Write out the listing below without alteration, omitting its pictures.

::: Material :::

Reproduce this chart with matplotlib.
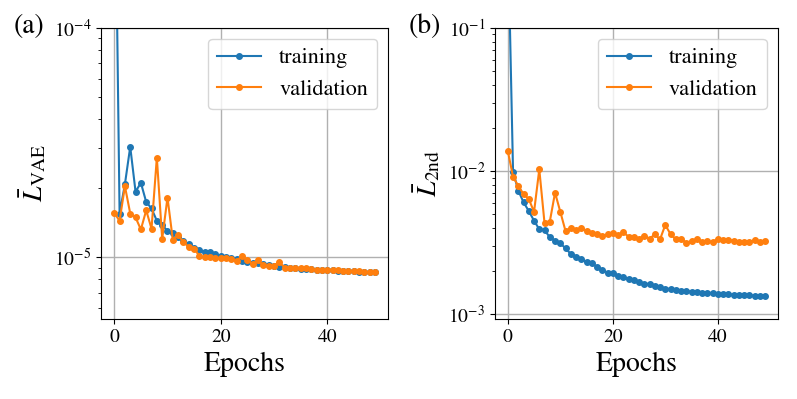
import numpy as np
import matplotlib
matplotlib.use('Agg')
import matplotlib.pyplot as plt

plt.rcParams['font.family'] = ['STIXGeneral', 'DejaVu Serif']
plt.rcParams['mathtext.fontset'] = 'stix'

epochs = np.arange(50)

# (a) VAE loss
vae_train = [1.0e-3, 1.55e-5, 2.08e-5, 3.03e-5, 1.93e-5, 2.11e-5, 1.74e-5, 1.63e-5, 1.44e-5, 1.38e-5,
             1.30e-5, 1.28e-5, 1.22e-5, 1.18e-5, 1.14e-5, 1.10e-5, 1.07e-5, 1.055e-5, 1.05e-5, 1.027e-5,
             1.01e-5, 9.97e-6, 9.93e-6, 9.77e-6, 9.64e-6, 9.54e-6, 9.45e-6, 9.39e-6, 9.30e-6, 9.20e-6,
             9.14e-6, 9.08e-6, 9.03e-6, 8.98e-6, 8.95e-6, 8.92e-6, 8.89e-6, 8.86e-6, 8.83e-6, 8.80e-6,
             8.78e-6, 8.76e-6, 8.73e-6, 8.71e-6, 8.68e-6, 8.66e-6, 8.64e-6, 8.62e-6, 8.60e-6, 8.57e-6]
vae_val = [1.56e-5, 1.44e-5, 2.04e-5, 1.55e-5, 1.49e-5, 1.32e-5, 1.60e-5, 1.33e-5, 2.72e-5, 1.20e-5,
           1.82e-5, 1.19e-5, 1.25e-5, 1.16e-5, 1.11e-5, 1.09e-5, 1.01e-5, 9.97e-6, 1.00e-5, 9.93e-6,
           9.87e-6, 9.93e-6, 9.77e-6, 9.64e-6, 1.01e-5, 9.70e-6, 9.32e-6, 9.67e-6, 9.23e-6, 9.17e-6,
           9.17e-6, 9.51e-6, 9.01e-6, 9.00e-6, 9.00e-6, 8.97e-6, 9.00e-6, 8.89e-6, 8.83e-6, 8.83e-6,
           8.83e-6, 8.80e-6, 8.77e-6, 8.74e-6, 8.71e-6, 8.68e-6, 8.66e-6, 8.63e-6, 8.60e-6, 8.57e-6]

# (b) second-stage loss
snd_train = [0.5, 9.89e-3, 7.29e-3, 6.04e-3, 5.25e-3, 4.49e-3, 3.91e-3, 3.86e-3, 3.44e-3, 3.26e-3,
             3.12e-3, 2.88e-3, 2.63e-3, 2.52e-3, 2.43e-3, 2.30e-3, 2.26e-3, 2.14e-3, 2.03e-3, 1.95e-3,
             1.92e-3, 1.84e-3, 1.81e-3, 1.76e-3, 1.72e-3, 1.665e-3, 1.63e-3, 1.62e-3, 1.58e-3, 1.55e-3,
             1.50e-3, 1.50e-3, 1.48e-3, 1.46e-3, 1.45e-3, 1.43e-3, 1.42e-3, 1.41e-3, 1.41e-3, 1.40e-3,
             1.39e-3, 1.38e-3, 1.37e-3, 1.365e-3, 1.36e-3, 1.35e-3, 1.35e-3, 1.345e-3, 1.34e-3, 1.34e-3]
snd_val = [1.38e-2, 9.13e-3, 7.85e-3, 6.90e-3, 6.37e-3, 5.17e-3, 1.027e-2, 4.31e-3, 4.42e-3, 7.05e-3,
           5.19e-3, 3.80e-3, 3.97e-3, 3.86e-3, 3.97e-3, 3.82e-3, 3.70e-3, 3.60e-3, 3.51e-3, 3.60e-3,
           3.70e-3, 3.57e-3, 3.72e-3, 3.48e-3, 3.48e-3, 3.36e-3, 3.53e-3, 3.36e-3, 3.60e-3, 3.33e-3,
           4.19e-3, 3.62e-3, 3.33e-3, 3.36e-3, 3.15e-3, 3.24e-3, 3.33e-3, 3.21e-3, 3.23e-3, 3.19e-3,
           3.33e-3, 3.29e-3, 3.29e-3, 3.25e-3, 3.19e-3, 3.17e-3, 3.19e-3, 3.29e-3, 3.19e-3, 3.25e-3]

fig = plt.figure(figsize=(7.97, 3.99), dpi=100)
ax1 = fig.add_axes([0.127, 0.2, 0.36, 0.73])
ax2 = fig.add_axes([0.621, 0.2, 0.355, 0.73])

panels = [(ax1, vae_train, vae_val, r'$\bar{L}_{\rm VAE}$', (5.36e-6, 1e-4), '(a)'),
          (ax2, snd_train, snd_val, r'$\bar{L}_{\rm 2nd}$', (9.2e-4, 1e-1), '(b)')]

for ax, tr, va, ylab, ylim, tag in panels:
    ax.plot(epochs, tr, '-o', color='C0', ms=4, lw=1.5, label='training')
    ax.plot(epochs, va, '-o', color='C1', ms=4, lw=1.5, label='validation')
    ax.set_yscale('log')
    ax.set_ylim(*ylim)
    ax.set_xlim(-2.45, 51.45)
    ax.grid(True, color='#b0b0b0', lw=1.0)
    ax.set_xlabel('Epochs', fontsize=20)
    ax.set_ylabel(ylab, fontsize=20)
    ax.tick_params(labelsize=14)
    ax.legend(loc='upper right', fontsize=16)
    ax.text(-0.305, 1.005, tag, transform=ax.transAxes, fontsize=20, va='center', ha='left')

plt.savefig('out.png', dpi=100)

:::

Problem solution ->
Reproduce this chart with matplotlib.
import numpy as np
import matplotlib
matplotlib.use('Agg')
import matplotlib.pyplot as plt

plt.rcParams['font.family'] = ['STIXGeneral', 'DejaVu Serif']
plt.rcParams['mathtext.fontset'] = 'stix'

epochs = np.arange(50)

# (a) VAE loss
vae_train = [1.0e-3, 1.55e-5, 2.08e-5, 3.03e-5, 1.93e-5, 2.11e-5, 1.74e-5, 1.63e-5, 1.44e-5, 1.38e-5,
             1.30e-5, 1.28e-5, 1.22e-5, 1.18e-5, 1.14e-5, 1.10e-5, 1.07e-5, 1.055e-5, 1.05e-5, 1.027e-5,
             1.01e-5, 9.97e-6, 9.93e-6, 9.77e-6, 9.64e-6, 9.54e-6, 9.45e-6, 9.39e-6, 9.30e-6, 9.20e-6,
             9.14e-6, 9.08e-6, 9.03e-6, 8.98e-6, 8.95e-6, 8.92e-6, 8.89e-6, 8.86e-6, 8.83e-6, 8.80e-6,
             8.78e-6, 8.76e-6, 8.73e-6, 8.71e-6, 8.68e-6, 8.66e-6, 8.64e-6, 8.62e-6, 8.60e-6, 8.57e-6]
vae_val = [1.56e-5, 1.44e-5, 2.04e-5, 1.55e-5, 1.49e-5, 1.32e-5, 1.60e-5, 1.33e-5, 2.72e-5, 1.20e-5,
           1.82e-5, 1.19e-5, 1.25e-5, 1.16e-5, 1.11e-5, 1.09e-5, 1.01e-5, 9.97e-6, 1.00e-5, 9.93e-6,
           9.87e-6, 9.93e-6, 9.77e-6, 9.64e-6, 1.01e-5, 9.70e-6, 9.32e-6, 9.67e-6, 9.23e-6, 9.17e-6,
           9.17e-6, 9.51e-6, 9.01e-6, 9.00e-6, 9.00e-6, 8.97e-6, 9.00e-6, 8.89e-6, 8.83e-6, 8.83e-6,
           8.83e-6, 8.80e-6, 8.77e-6, 8.74e-6, 8.71e-6, 8.68e-6, 8.66e-6, 8.63e-6, 8.60e-6, 8.57e-6]

# (b) second-stage loss
snd_train = [0.5, 9.89e-3, 7.29e-3, 6.04e-3, 5.25e-3, 4.49e-3, 3.91e-3, 3.86e-3, 3.44e-3, 3.26e-3,
             3.12e-3, 2.88e-3, 2.63e-3, 2.52e-3, 2.43e-3, 2.30e-3, 2.26e-3, 2.14e-3, 2.03e-3, 1.95e-3,
             1.92e-3, 1.84e-3, 1.81e-3, 1.76e-3, 1.72e-3, 1.665e-3, 1.63e-3, 1.62e-3, 1.58e-3, 1.55e-3,
             1.50e-3, 1.50e-3, 1.48e-3, 1.46e-3, 1.45e-3, 1.43e-3, 1.42e-3, 1.41e-3, 1.41e-3, 1.40e-3,
             1.39e-3, 1.38e-3, 1.37e-3, 1.365e-3, 1.36e-3, 1.35e-3, 1.35e-3, 1.345e-3, 1.34e-3, 1.34e-3]
snd_val = [1.38e-2, 9.13e-3, 7.85e-3, 6.90e-3, 6.37e-3, 5.17e-3, 1.027e-2, 4.31e-3, 4.42e-3, 7.05e-3,
           5.19e-3, 3.80e-3, 3.97e-3, 3.86e-3, 3.97e-3, 3.82e-3, 3.70e-3, 3.60e-3, 3.51e-3, 3.60e-3,
           3.70e-3, 3.57e-3, 3.72e-3, 3.48e-3, 3.48e-3, 3.36e-3, 3.53e-3, 3.36e-3, 3.60e-3, 3.33e-3,
           4.19e-3, 3.62e-3, 3.33e-3, 3.36e-3, 3.15e-3, 3.24e-3, 3.33e-3, 3.21e-3, 3.23e-3, 3.19e-3,
           3.33e-3, 3.29e-3, 3.29e-3, 3.25e-3, 3.19e-3, 3.17e-3, 3.19e-3, 3.29e-3, 3.19e-3, 3.25e-3]

fig = plt.figure(figsize=(7.97, 3.99), dpi=100)
ax1 = fig.add_axes([0.127, 0.2, 0.36, 0.73])
ax2 = fig.add_axes([0.621, 0.2, 0.355, 0.73])

panels = [(ax1, vae_train, vae_val, r'$\bar{L}_{\rm VAE}$', (5.36e-6, 1e-4), '(a)'),
          (ax2, snd_train, snd_val, r'$\bar{L}_{\rm 2nd}$', (9.2e-4, 1e-1), '(b)')]

for ax, tr, va, ylab, ylim, tag in panels:
    ax.plot(epochs, tr, '-o', color='C0', ms=4, lw=1.5, label='training')
    ax.plot(epochs, va, '-o', color='C1', ms=4, lw=1.5, label='validation')
    ax.set_yscale('log')
    ax.set_ylim(*ylim)
    ax.set_xlim(-2.45, 51.45)
    ax.grid(True, color='#b0b0b0', lw=1.0)
    ax.set_xlabel('Epochs', fontsize=20)
    ax.set_ylabel(ylab, fontsize=20)
    ax.tick_params(labelsize=14)
    ax.legend(loc='upper right', fontsize=16)
    ax.text(-0.305, 1.005, tag, transform=ax.transAxes, fontsize=20, va='center', ha='left')

plt.savefig('out.png', dpi=100)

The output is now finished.